PROBLEM REQUIREMENTS
Give the data below again exactly as written, without its pictures.

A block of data

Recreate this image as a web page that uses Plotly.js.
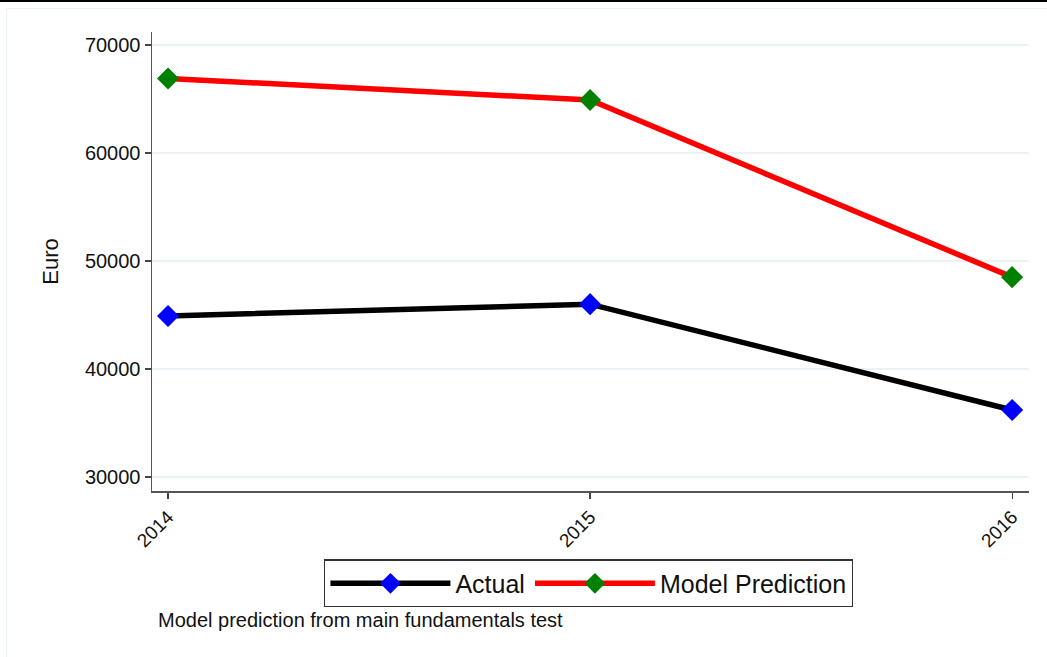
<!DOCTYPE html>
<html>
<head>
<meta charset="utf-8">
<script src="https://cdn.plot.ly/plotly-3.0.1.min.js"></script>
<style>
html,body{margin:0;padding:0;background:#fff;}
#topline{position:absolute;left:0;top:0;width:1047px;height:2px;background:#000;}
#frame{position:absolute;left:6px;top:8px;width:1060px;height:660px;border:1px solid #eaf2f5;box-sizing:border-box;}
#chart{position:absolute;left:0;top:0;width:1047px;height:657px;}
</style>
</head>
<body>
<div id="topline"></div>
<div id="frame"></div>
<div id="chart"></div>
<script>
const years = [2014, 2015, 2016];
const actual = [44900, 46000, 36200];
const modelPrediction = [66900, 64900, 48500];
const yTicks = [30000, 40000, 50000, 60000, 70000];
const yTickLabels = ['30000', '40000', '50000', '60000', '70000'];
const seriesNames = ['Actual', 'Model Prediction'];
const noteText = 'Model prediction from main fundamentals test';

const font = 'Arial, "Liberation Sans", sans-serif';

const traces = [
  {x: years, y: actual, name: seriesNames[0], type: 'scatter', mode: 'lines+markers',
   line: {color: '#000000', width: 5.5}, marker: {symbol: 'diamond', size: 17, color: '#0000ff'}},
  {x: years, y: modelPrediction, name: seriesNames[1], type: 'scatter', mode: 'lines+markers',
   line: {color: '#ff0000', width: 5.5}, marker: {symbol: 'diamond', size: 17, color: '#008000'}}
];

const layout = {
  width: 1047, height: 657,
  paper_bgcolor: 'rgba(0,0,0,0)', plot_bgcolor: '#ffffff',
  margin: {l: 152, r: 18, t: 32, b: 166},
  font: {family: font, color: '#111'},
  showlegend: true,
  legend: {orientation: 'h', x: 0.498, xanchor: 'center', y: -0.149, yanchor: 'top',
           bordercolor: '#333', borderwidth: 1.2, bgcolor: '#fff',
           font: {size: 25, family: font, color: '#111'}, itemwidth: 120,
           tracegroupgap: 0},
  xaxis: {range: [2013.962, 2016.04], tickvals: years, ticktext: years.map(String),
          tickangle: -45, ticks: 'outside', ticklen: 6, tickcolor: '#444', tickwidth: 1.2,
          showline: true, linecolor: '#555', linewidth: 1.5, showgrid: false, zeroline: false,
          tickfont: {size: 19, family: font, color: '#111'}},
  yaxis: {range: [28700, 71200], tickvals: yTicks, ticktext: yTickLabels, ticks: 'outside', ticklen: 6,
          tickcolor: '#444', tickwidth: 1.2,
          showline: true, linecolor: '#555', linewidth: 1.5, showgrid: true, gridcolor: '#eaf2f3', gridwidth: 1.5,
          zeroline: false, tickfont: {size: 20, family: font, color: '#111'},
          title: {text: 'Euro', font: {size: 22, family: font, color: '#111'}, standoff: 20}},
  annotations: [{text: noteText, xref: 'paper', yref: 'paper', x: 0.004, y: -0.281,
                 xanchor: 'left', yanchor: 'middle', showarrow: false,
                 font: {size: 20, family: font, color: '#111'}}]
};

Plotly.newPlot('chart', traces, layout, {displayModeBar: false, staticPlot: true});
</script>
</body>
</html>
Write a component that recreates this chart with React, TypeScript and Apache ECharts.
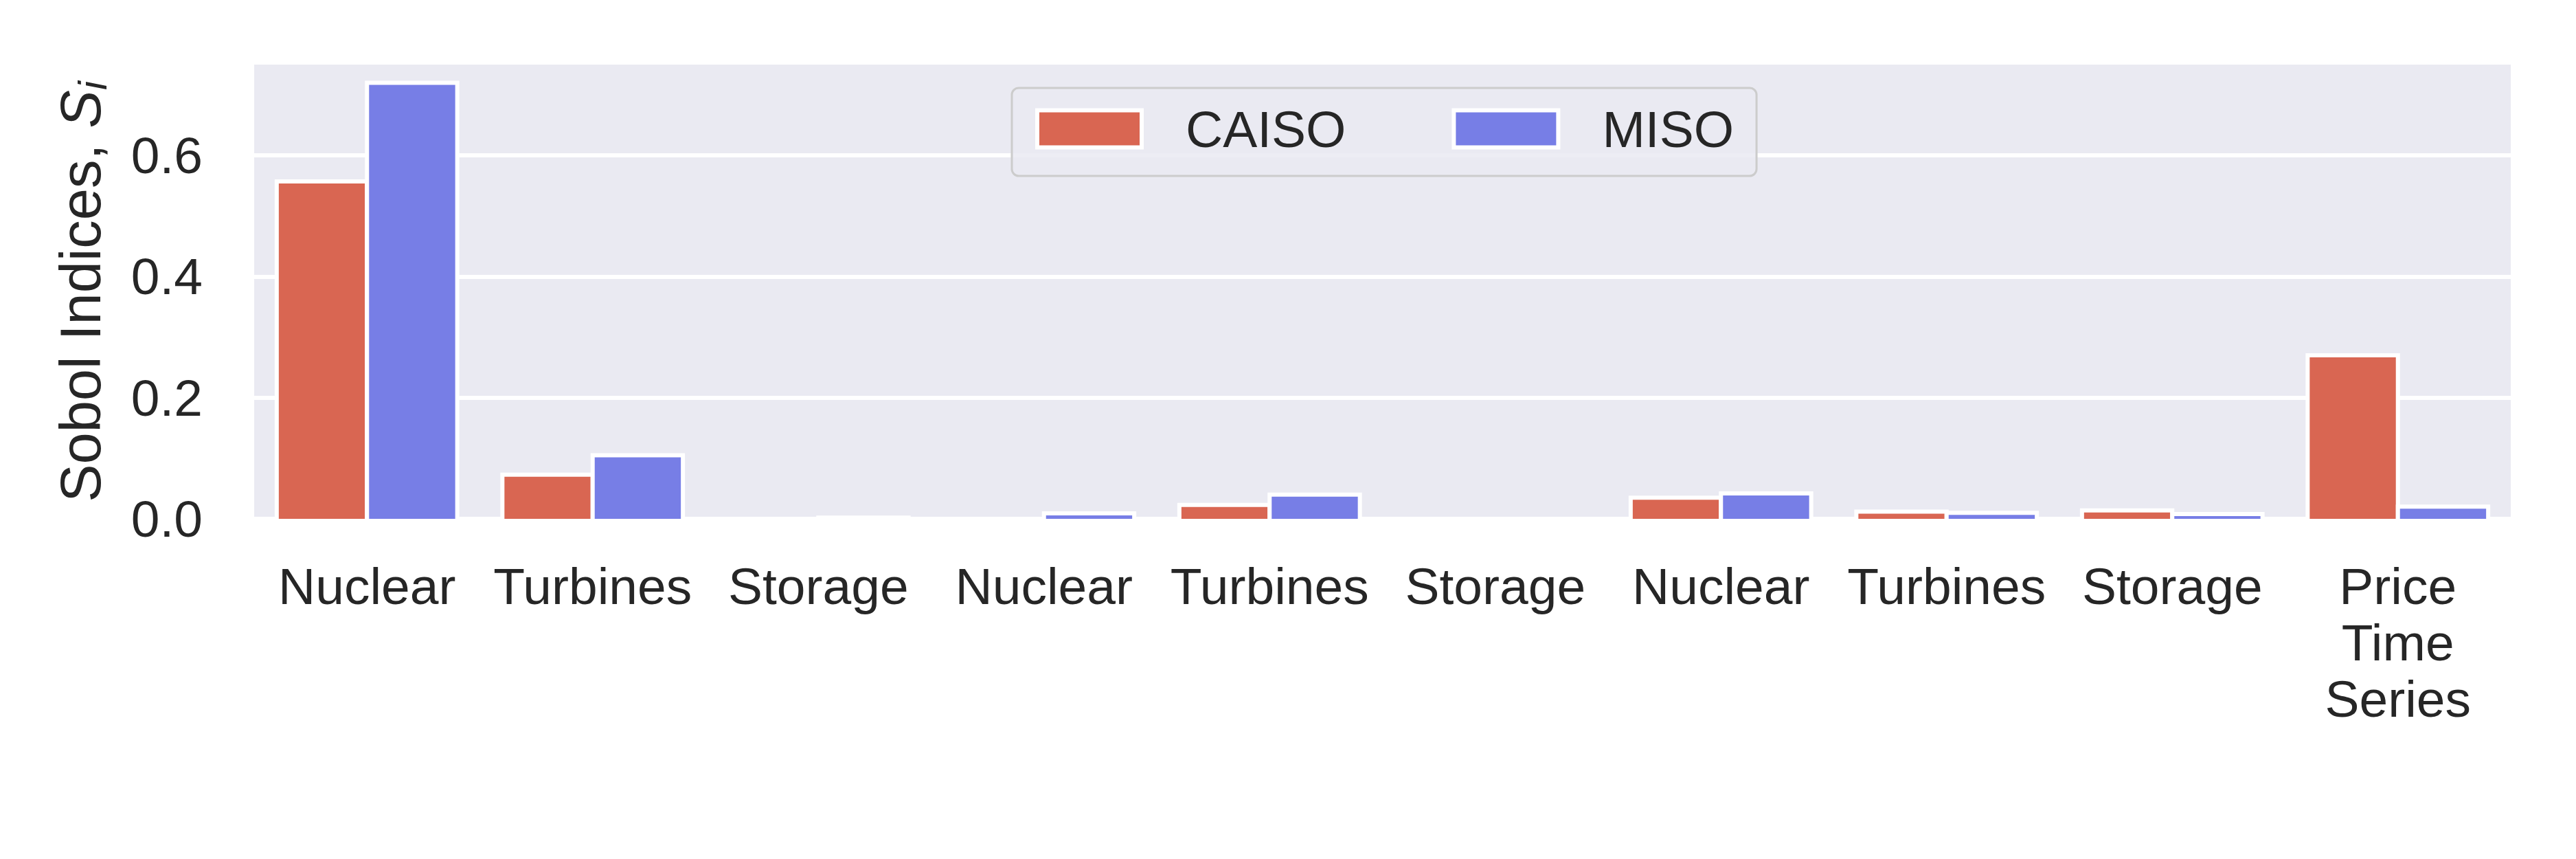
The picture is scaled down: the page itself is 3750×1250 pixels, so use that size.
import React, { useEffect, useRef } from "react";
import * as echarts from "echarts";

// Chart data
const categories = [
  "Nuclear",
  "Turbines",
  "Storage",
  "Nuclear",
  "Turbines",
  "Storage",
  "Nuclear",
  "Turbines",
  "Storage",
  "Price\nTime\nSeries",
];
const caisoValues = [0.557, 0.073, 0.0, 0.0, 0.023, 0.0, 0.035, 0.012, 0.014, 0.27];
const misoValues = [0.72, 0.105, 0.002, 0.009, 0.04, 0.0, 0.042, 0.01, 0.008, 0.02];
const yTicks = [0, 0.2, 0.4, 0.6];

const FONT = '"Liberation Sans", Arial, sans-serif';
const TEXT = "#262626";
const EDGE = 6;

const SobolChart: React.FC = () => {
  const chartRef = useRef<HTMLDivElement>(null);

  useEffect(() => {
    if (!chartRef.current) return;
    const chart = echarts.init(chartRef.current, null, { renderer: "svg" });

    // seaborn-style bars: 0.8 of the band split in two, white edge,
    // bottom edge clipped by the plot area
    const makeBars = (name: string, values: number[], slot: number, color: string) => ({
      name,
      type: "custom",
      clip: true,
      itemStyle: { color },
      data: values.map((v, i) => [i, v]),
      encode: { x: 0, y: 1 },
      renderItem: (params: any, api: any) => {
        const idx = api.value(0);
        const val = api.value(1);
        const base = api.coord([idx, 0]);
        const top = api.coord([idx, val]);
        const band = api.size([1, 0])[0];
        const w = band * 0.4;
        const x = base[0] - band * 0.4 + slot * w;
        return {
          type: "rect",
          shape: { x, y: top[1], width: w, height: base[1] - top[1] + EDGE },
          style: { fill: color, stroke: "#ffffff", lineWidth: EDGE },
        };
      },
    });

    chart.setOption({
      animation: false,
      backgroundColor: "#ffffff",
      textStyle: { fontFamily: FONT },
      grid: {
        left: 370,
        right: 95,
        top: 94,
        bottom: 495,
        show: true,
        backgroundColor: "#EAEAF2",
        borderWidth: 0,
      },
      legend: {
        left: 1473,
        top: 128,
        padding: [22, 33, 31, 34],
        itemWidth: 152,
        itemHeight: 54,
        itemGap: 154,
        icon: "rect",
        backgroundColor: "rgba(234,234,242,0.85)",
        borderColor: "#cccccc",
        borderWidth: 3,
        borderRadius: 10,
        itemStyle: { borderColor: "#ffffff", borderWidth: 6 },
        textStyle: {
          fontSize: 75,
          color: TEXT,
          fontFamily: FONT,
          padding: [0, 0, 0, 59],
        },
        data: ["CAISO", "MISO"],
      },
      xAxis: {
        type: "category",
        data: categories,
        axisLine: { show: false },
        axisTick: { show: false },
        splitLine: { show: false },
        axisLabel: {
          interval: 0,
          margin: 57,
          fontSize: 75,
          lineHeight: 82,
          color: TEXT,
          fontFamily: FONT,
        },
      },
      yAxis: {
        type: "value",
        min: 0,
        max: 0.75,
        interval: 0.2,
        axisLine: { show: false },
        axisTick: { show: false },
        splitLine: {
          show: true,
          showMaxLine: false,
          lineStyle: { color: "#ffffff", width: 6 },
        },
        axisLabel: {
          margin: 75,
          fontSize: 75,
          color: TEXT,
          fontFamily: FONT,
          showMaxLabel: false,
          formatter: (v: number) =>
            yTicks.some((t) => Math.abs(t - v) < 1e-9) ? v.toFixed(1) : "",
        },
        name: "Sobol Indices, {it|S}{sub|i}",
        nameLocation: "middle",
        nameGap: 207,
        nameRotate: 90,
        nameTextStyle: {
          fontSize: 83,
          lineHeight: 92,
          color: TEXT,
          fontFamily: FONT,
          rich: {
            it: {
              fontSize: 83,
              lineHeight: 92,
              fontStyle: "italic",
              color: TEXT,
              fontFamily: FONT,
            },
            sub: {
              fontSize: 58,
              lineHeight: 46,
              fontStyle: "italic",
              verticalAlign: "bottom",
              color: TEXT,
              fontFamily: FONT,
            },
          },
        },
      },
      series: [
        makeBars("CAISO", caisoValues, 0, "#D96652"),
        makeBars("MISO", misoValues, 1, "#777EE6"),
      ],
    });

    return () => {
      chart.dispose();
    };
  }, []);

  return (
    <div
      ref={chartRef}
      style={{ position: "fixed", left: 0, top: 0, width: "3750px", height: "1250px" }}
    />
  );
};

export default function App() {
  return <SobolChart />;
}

THE COMPLETED TASK
Recreate this image as a web page that uses Plotly.js.
<!DOCTYPE html>
<html>
<head>
<meta charset="utf-8">
<script src="https://cdn.plot.ly/plotly-3.0.1.min.js"></script>
<style>
html,body{margin:0;padding:0;background:#fff;}
#topline{position:absolute;left:0;top:0;width:1047px;height:2px;background:#000;}
#frame{position:absolute;left:6px;top:8px;width:1060px;height:660px;border:1px solid #eaf2f5;box-sizing:border-box;}
#chart{position:absolute;left:0;top:0;width:1047px;height:657px;}
</style>
</head>
<body>
<div id="topline"></div>
<div id="frame"></div>
<div id="chart"></div>
<script>
const years = [2014, 2015, 2016];
const actual = [44900, 46000, 36200];
const modelPrediction = [66900, 64900, 48500];
const yTicks = [30000, 40000, 50000, 60000, 70000];
const yTickLabels = ['30000', '40000', '50000', '60000', '70000'];
const seriesNames = ['Actual', 'Model Prediction'];
const noteText = 'Model prediction from main fundamentals test';

const font = 'Arial, "Liberation Sans", sans-serif';

const traces = [
  {x: years, y: actual, name: seriesNames[0], type: 'scatter', mode: 'lines+markers',
   line: {color: '#000000', width: 5.5}, marker: {symbol: 'diamond', size: 17, color: '#0000ff'}},
  {x: years, y: modelPrediction, name: seriesNames[1], type: 'scatter', mode: 'lines+markers',
   line: {color: '#ff0000', width: 5.5}, marker: {symbol: 'diamond', size: 17, color: '#008000'}}
];

const layout = {
  width: 1047, height: 657,
  paper_bgcolor: 'rgba(0,0,0,0)', plot_bgcolor: '#ffffff',
  margin: {l: 152, r: 18, t: 32, b: 166},
  font: {family: font, color: '#111'},
  showlegend: true,
  legend: {orientation: 'h', x: 0.498, xanchor: 'center', y: -0.149, yanchor: 'top',
           bordercolor: '#333', borderwidth: 1.2, bgcolor: '#fff',
           font: {size: 25, family: font, color: '#111'}, itemwidth: 120,
           tracegroupgap: 0},
  xaxis: {range: [2013.962, 2016.04], tickvals: years, ticktext: years.map(String),
          tickangle: -45, ticks: 'outside', ticklen: 6, tickcolor: '#444', tickwidth: 1.2,
          showline: true, linecolor: '#555', linewidth: 1.5, showgrid: false, zeroline: false,
          tickfont: {size: 19, family: font, color: '#111'}},
  yaxis: {range: [28700, 71200], tickvals: yTicks, ticktext: yTickLabels, ticks: 'outside', ticklen: 6,
          tickcolor: '#444', tickwidth: 1.2,
          showline: true, linecolor: '#555', linewidth: 1.5, showgrid: true, gridcolor: '#eaf2f3', gridwidth: 1.5,
          zeroline: false, tickfont: {size: 20, family: font, color: '#111'},
          title: {text: 'Euro', font: {size: 22, family: font, color: '#111'}, standoff: 20}},
  annotations: [{text: noteText, xref: 'paper', yref: 'paper', x: 0.004, y: -0.281,
                 xanchor: 'left', yanchor: 'middle', showarrow: false,
                 font: {size: 20, family: font, color: '#111'}}]
};

Plotly.newPlot('chart', traces, layout, {displayModeBar: false, staticPlot: true});
</script>
</body>
</html>
Write a component that recreates this chart with React, TypeScript and Apache ECharts.
The picture is scaled down: the page itself is 3750×1250 pixels, so use that size.
import React, { useEffect, useRef } from "react";
import * as echarts from "echarts";

// Chart data
const categories = [
  "Nuclear",
  "Turbines",
  "Storage",
  "Nuclear",
  "Turbines",
  "Storage",
  "Nuclear",
  "Turbines",
  "Storage",
  "Price\nTime\nSeries",
];
const caisoValues = [0.557, 0.073, 0.0, 0.0, 0.023, 0.0, 0.035, 0.012, 0.014, 0.27];
const misoValues = [0.72, 0.105, 0.002, 0.009, 0.04, 0.0, 0.042, 0.01, 0.008, 0.02];
const yTicks = [0, 0.2, 0.4, 0.6];

const FONT = '"Liberation Sans", Arial, sans-serif';
const TEXT = "#262626";
const EDGE = 6;

const SobolChart: React.FC = () => {
  const chartRef = useRef<HTMLDivElement>(null);

  useEffect(() => {
    if (!chartRef.current) return;
    const chart = echarts.init(chartRef.current, null, { renderer: "svg" });

    // seaborn-style bars: 0.8 of the band split in two, white edge,
    // bottom edge clipped by the plot area
    const makeBars = (name: string, values: number[], slot: number, color: string) => ({
      name,
      type: "custom",
      clip: true,
      itemStyle: { color },
      data: values.map((v, i) => [i, v]),
      encode: { x: 0, y: 1 },
      renderItem: (params: any, api: any) => {
        const idx = api.value(0);
        const val = api.value(1);
        const base = api.coord([idx, 0]);
        const top = api.coord([idx, val]);
        const band = api.size([1, 0])[0];
        const w = band * 0.4;
        const x = base[0] - band * 0.4 + slot * w;
        return {
          type: "rect",
          shape: { x, y: top[1], width: w, height: base[1] - top[1] + EDGE },
          style: { fill: color, stroke: "#ffffff", lineWidth: EDGE },
        };
      },
    });

    chart.setOption({
      animation: false,
      backgroundColor: "#ffffff",
      textStyle: { fontFamily: FONT },
      grid: {
        left: 370,
        right: 95,
        top: 94,
        bottom: 495,
        show: true,
        backgroundColor: "#EAEAF2",
        borderWidth: 0,
      },
      legend: {
        left: 1473,
        top: 128,
        padding: [22, 33, 31, 34],
        itemWidth: 152,
        itemHeight: 54,
        itemGap: 154,
        icon: "rect",
        backgroundColor: "rgba(234,234,242,0.85)",
        borderColor: "#cccccc",
        borderWidth: 3,
        borderRadius: 10,
        itemStyle: { borderColor: "#ffffff", borderWidth: 6 },
        textStyle: {
          fontSize: 75,
          color: TEXT,
          fontFamily: FONT,
          padding: [0, 0, 0, 59],
        },
        data: ["CAISO", "MISO"],
      },
      xAxis: {
        type: "category",
        data: categories,
        axisLine: { show: false },
        axisTick: { show: false },
        splitLine: { show: false },
        axisLabel: {
          interval: 0,
          margin: 57,
          fontSize: 75,
          lineHeight: 82,
          color: TEXT,
          fontFamily: FONT,
        },
      },
      yAxis: {
        type: "value",
        min: 0,
        max: 0.75,
        interval: 0.2,
        axisLine: { show: false },
        axisTick: { show: false },
        splitLine: {
          show: true,
          showMaxLine: false,
          lineStyle: { color: "#ffffff", width: 6 },
        },
        axisLabel: {
          margin: 75,
          fontSize: 75,
          color: TEXT,
          fontFamily: FONT,
          showMaxLabel: false,
          formatter: (v: number) =>
            yTicks.some((t) => Math.abs(t - v) < 1e-9) ? v.toFixed(1) : "",
        },
        name: "Sobol Indices, {it|S}{sub|i}",
        nameLocation: "middle",
        nameGap: 207,
        nameRotate: 90,
        nameTextStyle: {
          fontSize: 83,
          lineHeight: 92,
          color: TEXT,
          fontFamily: FONT,
          rich: {
            it: {
              fontSize: 83,
              lineHeight: 92,
              fontStyle: "italic",
              color: TEXT,
              fontFamily: FONT,
            },
            sub: {
              fontSize: 58,
              lineHeight: 46,
              fontStyle: "italic",
              verticalAlign: "bottom",
              color: TEXT,
              fontFamily: FONT,
            },
          },
        },
      },
      series: [
        makeBars("CAISO", caisoValues, 0, "#D96652"),
        makeBars("MISO", misoValues, 1, "#777EE6"),
      ],
    });

    return () => {
      chart.dispose();
    };
  }, []);

  return (
    <div
      ref={chartRef}
      style={{ position: "fixed", left: 0, top: 0, width: "3750px", height: "1250px" }}
    />
  );
};

export default function App() {
  return <SobolChart />;
}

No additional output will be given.